The offensive, led by U.S. airstrikes, includes bolstering Iraqi security forces and training moderate Syrian opposition forces.

“The new, broader air campaign will include strikes against all ISIL targets and enable the Iraqi security forces – including Kurdish forces – to continue to stay on the offensive and recapture territory from ISIL and hold it,” Hagel said.

Committee chairman Carl Levin, D-Mich., branded IS’s ideology “hostile not only to the region but to the world, and there is a real risk that the area it controls could become a launching pad for future terrorist attacks against the United States and its allies.”

Sen. James Inhofe, R-Okla., the ranking member of the committee, said Obama had downplayed the threat from IS to the U.S. homeland. The strategy is “fundamentally detached” from the dire situation, he said.

“It will take an army to beat an army,” Inhofe said.

A key part of the Pentagon’s $500 million plan would train, equip and resupply 5,400 fighters in Syria per year, Hagel said.

The equipment would initially include small arms, vehicles and other equipment, Hagel said. If the forces prove to be effective fighters, they will be provided increasingly sophisticated weaponry. The opposition forces would be carefully vetted before they receive training and weapons.

Sen. John McCain, R.-Ariz, pressed Hagel and Dempsey on the U.S. response if President Bashar Assad’s air forces attacked moderate Syrian moderate forces. Hagel and Dempsey replied that it was premature to consider that.

McCain accused Dempsey of “fundamental misunderstanding” of the motivation of the Free Syrian Army to fight against the Syrian regime.
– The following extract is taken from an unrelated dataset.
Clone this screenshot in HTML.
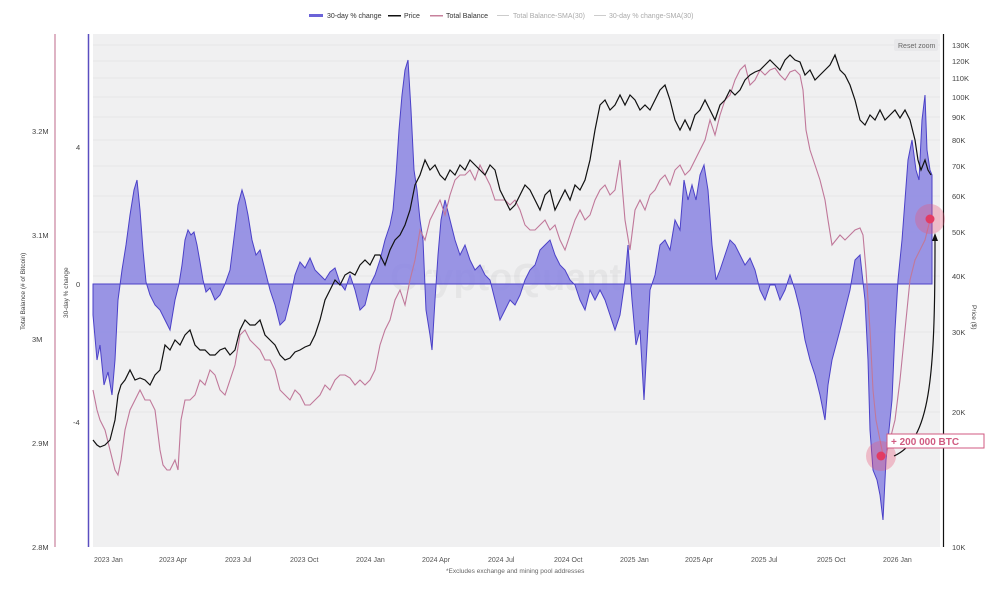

On Monday, the Pentagon launched the initial attack of the expanded air war that President Obama ordered last week. In that strike, a single IS fighting position was destroyed by a U.S. warplane.

The Pentagon has bolstered its own forces in Iraq in recent weeks. In all, there are about 1,600 U.S. personnel there. Obama ordered 475 of them last week, including advisers, a headquarters group and more troops to support spy plane missions.